Jika didalami lagi bahwa merujuk kepada Perbup 29/2021 Lampiran Halaman 2 tersebut maka keberadaan Tim bersifat temporer. Artinya harus jelas tenggat waktu keberadaannya. Selain itu syarat maksimal tim hanya 10 orang, bukan 11 orang.
Maka sudah selayaknya Pemkab Tanah Datar memberikan klarifikasi kepada publik perihal keberadaan TP2KP2; apa Output TP2KP2, bagaimana Laporan biaya TP2KP2, apa pertimbangan hukum keberadaan TP2KP2, apa urgensi keberadaan tim ini, dll.

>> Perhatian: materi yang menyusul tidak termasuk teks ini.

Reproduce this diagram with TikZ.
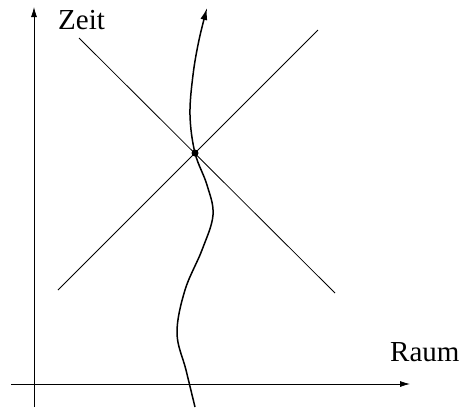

Selain itu menjadi tanggung jawab moral bagi seluruh Anggota DPRD Tanah Datar dalam mengawasi roda pemerintahan kabupaten yang selektif, efektif dan efisien.
Apa jadinya kalau publik meminta pertanggung jawaban Anggota DPRD nantinya bilamana DPRD Tanah Datar dianggap lalai / ada pembiaran atas kinerja eksekutif yang boros dan tidak tepat sasaran.
Terakhir, belum tentu selamanya kajian dan pandangan tim LBH Pusako itu benar secara umum, maka perlu adanya kontra tulisan (second opinion) dari pihak yang berkompeten. Namun selama diam saja dan tidak ada counter, maka kajian dan publikasi ini benar adanya dan bagus untuk menambah wawasan publik Luak Nan Tuo baik di salingka Tanah Datar maupun di perantauan.